John McCain's Anger Problem

The most telling poll result from last night's debate was not the CBS survey of uncommitted voters that found Obama trouncing McCain, 53 percent to 22 percent. It was not a Fox News focus group conducted by conservative pollster Frank Luntz that decisively favored Obama. Rather, the most telling result was a subquestion asked in a poll conducted by CNN. "Who spent more time attacking during the debate?" They asked. Seven percent said Barack Obama. Eighty percent said John McCain. It was no surprise, then, that Obama won their poll, too: 58 percent to 31 percent.

John McCain has an anger problem. But not the one many political observers presumed he'd have. He has not lost his temper at a questioner, blown up at a reporter, or exploded during a debate. Rather than a swift detonation, he has settled into a slow burn. He seethes. His debate performances have been shot through with contempt and resentment. The first meeting saw McCain unable to meet Barack Obama's eye, or begin a sentence without first attaching, "what Senator Obama doesn't understand." The second saw him tumble into a Grandpa Simpson moment, smirking wildly at the camera and referring to Obama as "that one." Last night's meeting, however, was McCain's worst: The seated setting led to split-screen coverage, and McCain's face was alive with fury. He grimaced and smirked and sighed. He rolled his eyes and bulged his neck and shook his head. What he said aloud was not nearly so damaging as what his expressions silently betrayed. And so he lost.

John McCain has every right to be angry. He should have beaten George W. Bush in 2000. He lost to the money and smears of a lesser man, and then had to watch that man occupy the most historic presidency of modern times. Imagine McCain, a man who has spent his life thinking about war and honor and duty and sacrifice, observing Bush exhort us to shop after 9/11. What must he thought of that moment? How often must he have thought of what he would do with that moment?

But the years were kind to John McCain, and by 2004, he was arguably the country's most popular politician. The Democrat begged him to be his vice president; the Republican incumbent needed his endorsement. If it had been an open field, he would have won in a walk. And so he made a judgment: He would yoke himself to the Republican Party. He would play the good soldier, and in 2008, he would be promoted to command.

But the world changed on John McCain. The Republican brand is shot. The threat of terrorism has receded from the public imagination. Economic insecurity has come to occupy center stage. Americans are afraid, yes. But what they fear is not what John McCain knows how to fight. You cannot -- or at least, should not -- bomb, bomb, bomb, bomb, bomb the economy. You cannot fix Wall Street with a draft. You cannot prop up median wages by gleefully bucking your party on the Sunday shows. This is a year that favors health care plans and regulatory schemes and unemployment benefits. It is not a year that favors John McCain.

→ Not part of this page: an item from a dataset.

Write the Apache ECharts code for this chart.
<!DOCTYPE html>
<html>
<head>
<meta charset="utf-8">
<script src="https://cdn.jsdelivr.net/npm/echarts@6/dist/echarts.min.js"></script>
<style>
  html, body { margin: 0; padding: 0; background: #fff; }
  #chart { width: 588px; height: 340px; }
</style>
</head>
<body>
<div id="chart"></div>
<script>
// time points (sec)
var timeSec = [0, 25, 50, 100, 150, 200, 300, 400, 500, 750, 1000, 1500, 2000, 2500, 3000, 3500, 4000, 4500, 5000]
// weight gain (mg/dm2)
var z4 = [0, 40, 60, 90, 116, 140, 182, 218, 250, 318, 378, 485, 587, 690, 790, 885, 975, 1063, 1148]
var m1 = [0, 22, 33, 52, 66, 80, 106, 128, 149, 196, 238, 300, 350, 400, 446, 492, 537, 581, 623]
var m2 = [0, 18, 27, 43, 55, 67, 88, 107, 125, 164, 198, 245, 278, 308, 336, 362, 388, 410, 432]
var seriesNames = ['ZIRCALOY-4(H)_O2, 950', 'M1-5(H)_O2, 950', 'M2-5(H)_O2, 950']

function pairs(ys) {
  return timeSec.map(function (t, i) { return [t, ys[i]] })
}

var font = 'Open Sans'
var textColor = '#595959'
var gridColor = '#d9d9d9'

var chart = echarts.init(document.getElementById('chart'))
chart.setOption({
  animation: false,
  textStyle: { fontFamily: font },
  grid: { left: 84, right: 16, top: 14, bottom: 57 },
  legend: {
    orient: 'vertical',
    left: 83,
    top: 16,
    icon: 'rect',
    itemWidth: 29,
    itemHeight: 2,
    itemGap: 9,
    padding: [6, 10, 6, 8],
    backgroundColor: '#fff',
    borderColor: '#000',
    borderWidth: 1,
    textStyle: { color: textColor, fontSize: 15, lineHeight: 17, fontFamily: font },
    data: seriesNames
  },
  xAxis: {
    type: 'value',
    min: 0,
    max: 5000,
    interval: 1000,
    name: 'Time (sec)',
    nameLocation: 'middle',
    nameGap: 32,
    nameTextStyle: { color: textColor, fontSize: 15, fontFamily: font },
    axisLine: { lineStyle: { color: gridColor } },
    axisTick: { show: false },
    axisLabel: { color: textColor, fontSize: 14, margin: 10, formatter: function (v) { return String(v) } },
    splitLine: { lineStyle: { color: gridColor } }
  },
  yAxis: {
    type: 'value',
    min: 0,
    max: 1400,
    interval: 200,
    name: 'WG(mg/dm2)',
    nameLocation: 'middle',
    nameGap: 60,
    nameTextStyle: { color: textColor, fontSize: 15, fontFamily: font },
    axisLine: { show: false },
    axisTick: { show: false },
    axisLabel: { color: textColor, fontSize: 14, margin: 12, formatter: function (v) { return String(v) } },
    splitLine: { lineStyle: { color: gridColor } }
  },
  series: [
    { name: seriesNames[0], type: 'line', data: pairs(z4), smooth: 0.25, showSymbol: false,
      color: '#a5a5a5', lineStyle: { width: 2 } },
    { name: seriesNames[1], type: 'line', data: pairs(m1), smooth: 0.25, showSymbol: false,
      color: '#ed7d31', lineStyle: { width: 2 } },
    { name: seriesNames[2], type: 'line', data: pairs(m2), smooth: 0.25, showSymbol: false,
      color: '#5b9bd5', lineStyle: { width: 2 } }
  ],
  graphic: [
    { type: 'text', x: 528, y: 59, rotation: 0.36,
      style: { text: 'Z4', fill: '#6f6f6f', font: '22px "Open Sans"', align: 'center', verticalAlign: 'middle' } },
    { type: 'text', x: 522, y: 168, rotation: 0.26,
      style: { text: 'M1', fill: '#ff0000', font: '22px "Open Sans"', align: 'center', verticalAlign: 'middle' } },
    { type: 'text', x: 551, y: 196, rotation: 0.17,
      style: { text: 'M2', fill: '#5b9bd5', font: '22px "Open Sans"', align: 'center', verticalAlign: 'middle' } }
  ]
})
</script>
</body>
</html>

And so it is that George W. Bush now looks like he will beat McCain twice. McCain will have lost to the ruthless aptitude of Bush's campaign in 2000, and to the inadequacies of his presidency in 2008. It must be a wrenching realization. Caught between the hard realities of the moment and the sharp failures of George W. Bush, he has done the only thing he can do: Attack. And so he has. He has attacked Obama as inexperienced, as unsettlingly eloquent, as a mere celebrity. He has attacked him for consorting with terrorists and plotting with ACORN. He has attacked him on offshore drilling and abortion and taxes and folksy aphorisms.

He attacks because it is the only strategy open to a candidate down eight points, with 19 days left in the election. Because he doesn't have the policy answer that will vault him ahead of Barack Obama, and because after years in the public eye, there is little left for John McCain to say about John McCain. And as he attacks, he seems ever more inadequate to the moment. Wall Street tumbles, and he speaks of 1960s radicals. Americans lose their homes, and he complains of harsh words from John Lewis. Nine out of ten American express displeasure with the direction of the country, and he cries that Barack Obama did not take public funding. For a man who built his career atop a slew of brave causes and a sense of national purpose, this is an indignity indeed. And so he is angry. But at the wrong things. Viewers see him berating Barack Obama but speaking haltingly about health care. His furies do not match their own.

John McCain's best moment in last night's debate came when he heatedly declared, "Senator Obama, I am not President Bush. If you wanted to run against President Bush, you should have run four years ago." So too should John McCain. But he did not run four years ago, nor accept John Kerry's offer of a partnership. And so the only man John McCain really has cause to be angry at is himself.